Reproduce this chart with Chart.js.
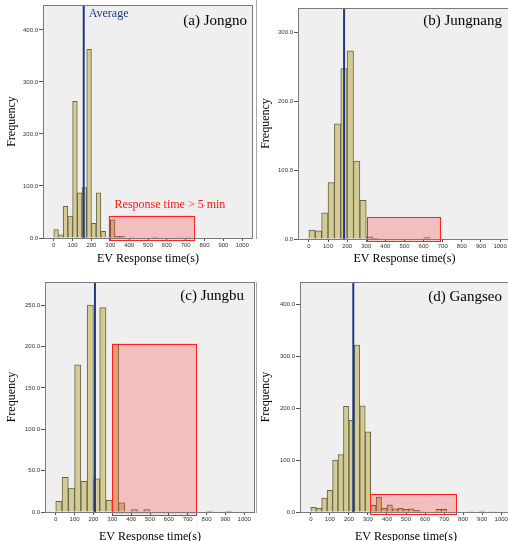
<!DOCTYPE html>
<html>
<head>
<meta charset="utf-8">
<script src="https://cdn.jsdelivr.net/npm/chart.js@4.4.1/dist/chart.umd.min.js"></script>
<style>
  html, body { margin: 0; padding: 0; background: #fff; overflow: hidden; width: 508px; height: 541px; }
  canvas { position: absolute; }
  .edge { position: absolute; width: 1px; background: #a8a8a8; }
</style>
</head>
<body>
<div class="edge" style="left:256px;top:0;height:239px"></div>
<div class="edge" style="left:256px;top:282px;height:231px"></div>
<canvas id="jongno" width="255" height="270" style="left:0;top:0"></canvas>
<canvas id="jungnang" width="260" height="270" style="left:254px;top:0"></canvas>
<canvas id="jungbu" width="256" height="280" style="left:0;top:270px"></canvas>
<canvas id="gangseo" width="260" height="280" style="left:254px;top:270px"></canvas>
<script>
// shared x ticks (seconds)
const xTicks = [0, 100, 200, 300, 400, 500, 600, 700, 800, 900, 1000];

// (a) Jongno - bins of 25 s
const jongnoBin = 25;
const jongnoCounts = [16, 6, 61, 42, 263, 87, 97, 363, 28, 87, 13, 0, 35, 3, 3, 0, 1, 0, 0, 0, 0, 2, 0, 0, 0, 0, 1, 0, 1];
const jongnoYTicks = [0, 100, 200, 300, 400];
const jongnoAverage = 159;
const jongnoBox = [291, 742, -4, 43];

// (b) Jungnang - bins of 33.3 s
const jungnangBin = 1000 / 30;
const jungnangCounts = [13, 12, 38, 82, 167, 247, 273, 113, 56, 3, 1, 0, 0, 0, 0, 0, 0, 0, 2];
const jungnangYTicks = [0, 100, 200, 300];
const jungnangAverage = 184;
const jungnangBox = [303, 686, -3, 32];

// (c) Jungbu - bins of 33.3 s
const jungbuBin = 1000 / 30;
const jungbuCounts = [13, 42, 29, 178, 37, 250, 40, 247, 14, 203, 11, 0, 3, 0, 3, 0, 0, 0, 0, 0, 0, 0, 0, 0, 1, 0, 0, 1];
const jungbuYTicks = [0, 50, 100, 150, 200, 250];
const jungbuAverage = 208;
const jungbuBox = [300, 746, -3, 203.5];

// (d) Gangseo - bins of 28.6 s
const gangseoBin = 1000 / 35;
const gangseoCounts = [9, 7, 27, 42, 100, 111, 204, 177, 322, 205, 155, 13, 29, 7, 14, 6, 7, 5, 6, 3, 1, 0, 0, 5, 5, 0, 0, 0, 0, 1, 0, 2, 0, 1];
const gangseoYTicks = [0, 100, 200, 300, 400];
const gangseoAverage = 223;
const gangseoBox = [312, 763, -3, 35];

const serif = '"Liberation Serif", "Times New Roman", serif';
const sans = '"Liberation Sans", Arial, sans-serif';

const panelPlugin = {
  id: 'panel',
  beforeDraw(chart) {
    const { ctx, chartArea: a } = chart;
    ctx.save();
    ctx.fillStyle = '#efefef';
    ctx.fillRect(a.left, a.top, a.right - a.left, a.bottom - a.top);
    ctx.restore();
  },
  afterDatasetsDraw(chart, args, o) {
    const { ctx, chartArea: a, scales: { x, y } } = chart;
    ctx.save();
    // highlighted region
    const x1 = x.getPixelForValue(o.box[0]), x2 = x.getPixelForValue(o.box[1]);
    const y1 = y.getPixelForValue(o.box[3]), y2 = y.getPixelForValue(o.box[2]);
    ctx.fillStyle = 'rgba(255, 20, 20, 0.22)';
    ctx.fillRect(x1, y1, x2 - x1, y2 - y1);
    ctx.strokeStyle = '#ff2020';
    ctx.lineWidth = 1;
    ctx.strokeRect(Math.round(x1) + 0.5, Math.round(y1) + 0.5, Math.round(x2 - x1), Math.round(y2 - y1));
    // average line
    const ax = x.getPixelForValue(o.average);
    ctx.strokeStyle = '#1d3b84';
    ctx.lineWidth = 2;
    ctx.beginPath();
    ctx.moveTo(ax, a.top);
    ctx.lineTo(ax, a.bottom);
    ctx.stroke();
    // frame
    ctx.strokeStyle = '#7a7a7a';
    ctx.lineWidth = 1;
    ctx.strokeRect(Math.round(a.left) + 0.5, Math.round(a.top) + 0.5,
      Math.round(a.right - a.left) - 1, Math.round(a.bottom - a.top));
    // panel title
    ctx.fillStyle = '#000';
    ctx.font = '15px ' + serif;
    ctx.textAlign = 'right';
    ctx.textBaseline = 'middle';
    ctx.fillText(o.title, a.right - o.titleRight, a.top + o.titleY);
    if (o.avgLabel) {
      ctx.fillStyle = '#1d3b84';
      ctx.font = '12px ' + serif;
      ctx.textAlign = 'left';
      ctx.fillText(o.avgLabel, ax + 5, a.top + 9);
    }
    if (o.boxLabel) {
      ctx.fillStyle = '#ff1a1a';
      ctx.font = '12px ' + serif;
      ctx.textAlign = 'left';
      ctx.fillText(o.boxLabel, x1 + 6, y1 - 11);
    }
    ctx.restore();
  }
};

function histogram(id, bin, counts, yMax, yTicks, average, box, lay, extra) {
  const points = counts.map((c, i) => ({ x: bin * i + bin / 2, y: c }));
  return new Chart(document.getElementById(id), {
    type: 'bar',
    data: {
      datasets: [{
        data: points,
        backgroundColor: '#d3cb93',
        borderColor: '#66634a',
        borderWidth: 1,
        barPercentage: 1,
        categoryPercentage: 1
      }]
    },
    options: {
      responsive: false,
      animation: false,
      events: [],
      layout: { autoPadding: false, padding: { left: 0, top: lay.padTop, right: lay.padRight, bottom: 0 } },
      plugins: {
        legend: { display: false },
        tooltip: { enabled: false },
        panel: Object.assign({ box: box, average: average, title: lay.title, titleRight: lay.titleRight, titleY: lay.titleY }, extra)
      },
      scales: {
        x: {
          type: 'linear',
          min: -57,
          max: 1057,
          offset: false,
          afterBuildTicks: s => { s.ticks = xTicks.map(v => ({ value: v })); },
          afterFit: s => { s.height = lay.xHeight; s.paddingLeft = 0; s.paddingRight = 0; },
          grid: { offset: false, drawOnChartArea: false, drawTicks: true, tickLength: 3, color: '#555' },
          border: { display: false },
          ticks: { font: { family: sans, size: 6 }, color: '#333', padding: 1, maxRotation: 0, autoSkip: false,
                   callback: v => String(v) },
          title: { display: true, text: 'EV Response time(s)', font: { family: serif, size: 12 }, color: '#000',
                   padding: { top: 0, bottom: lay.xTitlePad } }
        },
        y: {
          min: 0,
          max: yMax,
          afterBuildTicks: s => { s.ticks = yTicks.map(v => ({ value: v })); },
          afterFit: s => { s.width = lay.yWidth; s.paddingTop = 0; s.paddingBottom = 0; },
          grid: { drawOnChartArea: false, drawTicks: true, tickLength: 4, color: '#555' },
          border: { display: false },
          ticks: { font: { family: sans, size: 6 }, color: '#333', padding: 1, callback: v => v.toFixed(1) },
          title: { display: true, text: 'Frequency', font: { family: serif, size: 12 }, color: '#000',
                   padding: { top: lay.yTitlePad, bottom: 0 } }
        }
      }
    },
    plugins: [panelPlugin]
  });
}

histogram('jongno', jongnoBin, jongnoCounts, 448, jongnoYTicks, jongnoAverage, jongnoBox,
  { padTop: 5, padRight: 2, yWidth: 43, xHeight: 32, yTitlePad: 5, xTitlePad: 4, title: '(a) Jongno', titleRight: 6, titleY: 16 },
  { avgLabel: 'Average', boxLabel: 'Response time > 5 min' });

histogram('jungnang', jungnangBin, jungnangCounts, 335, jungnangYTicks, jungnangAverage, jungnangBox,
  { padTop: 8, padRight: 3, yWidth: 44, xHeight: 31, yTitlePad: 4.5, xTitlePad: 4, title: '(b) Jungnang', titleRight: 9, titleY: 13 });

histogram('jungbu', jungbuBin, jungbuCounts, 278, jungbuYTicks, jungbuAverage, jungbuBox,
  { padTop: 12, padRight: 1, yWidth: 45, xHeight: 38, yTitlePad: 4.5, xTitlePad: 6, title: '(c) Jungbu', titleRight: 11, titleY: 14 });

histogram('gangseo', gangseoBin, gangseoCounts, 444, gangseoYTicks, gangseoAverage, gangseoBox,
  { padTop: 12, padRight: 2, yWidth: 46, xHeight: 38, yTitlePad: 4.5, xTitlePad: 6, title: '(d) Gangseo', titleRight: 10, titleY: 15 });
</script>
</body>
</html>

What you need to do:
Each line from the top of the material through the line containing "800, 900, 1000];" should be reproduced exactly; please drop any images.

Exercise response:
Reproduce this chart with Chart.js.
<!DOCTYPE html>
<html>
<head>
<meta charset="utf-8">
<script src="https://cdn.jsdelivr.net/npm/chart.js@4.4.1/dist/chart.umd.min.js"></script>
<style>
  html, body { margin: 0; padding: 0; background: #fff; overflow: hidden; width: 508px; height: 541px; }
  canvas { position: absolute; }
  .edge { position: absolute; width: 1px; background: #a8a8a8; }
</style>
</head>
<body>
<div class="edge" style="left:256px;top:0;height:239px"></div>
<div class="edge" style="left:256px;top:282px;height:231px"></div>
<canvas id="jongno" width="255" height="270" style="left:0;top:0"></canvas>
<canvas id="jungnang" width="260" height="270" style="left:254px;top:0"></canvas>
<canvas id="jungbu" width="256" height="280" style="left:0;top:270px"></canvas>
<canvas id="gangseo" width="260" height="280" style="left:254px;top:270px"></canvas>
<script>
// shared x ticks (seconds)
const xTicks = [0, 100, 200, 300, 400, 500, 600, 700, 800, 900, 1000];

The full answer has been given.